How do they loot their company? By using large stock buybacks to manage the short-term objectives that trigger higher compensation for themselves. By using those stock buybacks to manipulate the share price, which allows them to use inside information to time their own stock sales. By using buybacks to funnel most of the company’s profits back to shareholders (including themselves).
Upper management at publicly traded companies is highly incentivized to enrich the already rich, most of whom are passive investors and have nothing to do with those companies except that they own shares. CEOs have garnered enormous wealth in recent decades because they also own many shares. Their role helps explain the corporate America's felt need to aggressively engage in stock buybacks. CEOs generally don't get multi-million dollar paychecks; that's for professional athletes. They get big paychecks, to be sure, but the really big money comes from stock options, though with a catch. Generally the stock has to appreciate in value up to a pre-determined amount, and within a certain time frame. Therein lies the short-term thinking in so many American companies that focus on their stock instead of on their products, customers, and employees.
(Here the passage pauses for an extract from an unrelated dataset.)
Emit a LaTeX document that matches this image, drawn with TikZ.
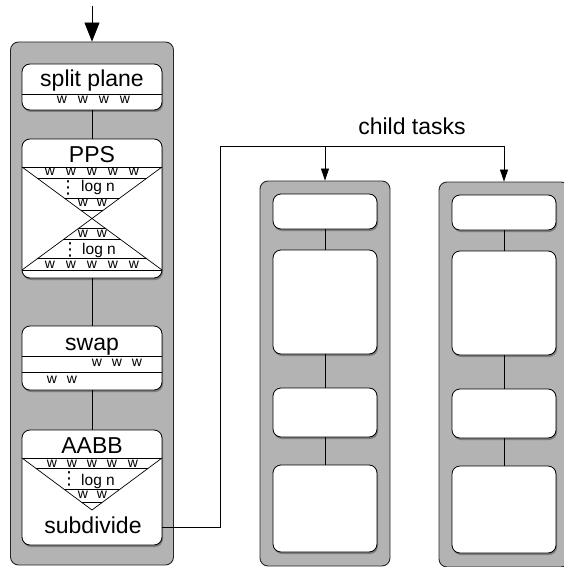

This unproductive but highly addictive practice plays out as such: CEOs know that if they can get or keep the stock price at a certain level, their previously awarded stock options can be exercised. He, or occasionally she, sell those shares on the open market. The result is a windfall of cash, sometimes many millions of dollars. And this is an ongoing process: stock options awarded, work the stock, cash in, fresh stock options, repeat and enrich yourself.

Most shares the CEOs care to sell end up in the open market, where they tend to weigh down the price of the stock. That won't make investors happy, nor the CEO, who hopes for more stock options in the future. That's where the stock buybacks come in. CEOs and compliant corporate boards are only too happy to accommodate them, for they, CEOs, others in upper management, boards and investors alike stand to benefit.

The situation is complicated only somewhat by dividends. CEOs and investors alike are more inclined to keep their shares if the company pays a dividend. Fine, you say, except that dividends can get very expensive. Again, this is cash that could have been plowed into productive assets. But once dividends are paid, they are gone forever and they go mostly to the hedge funds, investment banks, and the rest of Wall Street, as well as the CEOs.

It is essential that voters understand the damage being done. Corporate America extracts profits from the working- and middle-class. That is as it always has been. And that is not the problem since customers, that's us, get something in return. The difference now is that those profits are not finding their way back, in the form of increased wages, to middle America. To reiterate, corporate America is on a buyback frenzy to please investors, and it is using money that in the past went to increased wages and capital improvements.  Instead, the use of stock options and buybacks ensures that an ever-increasing portion of capital sifts upward to the very top, where it remains in control of the .01%. Even the rich are beginning to recognize the recklessness.

It is the antithesis of the intellectual asininity called "trickle-down." Indeed, it is an ongoing debate whether neoliberalism's warriors were ever ideologically naive enough to buy into the trickle-down argument, or they simply figured we were.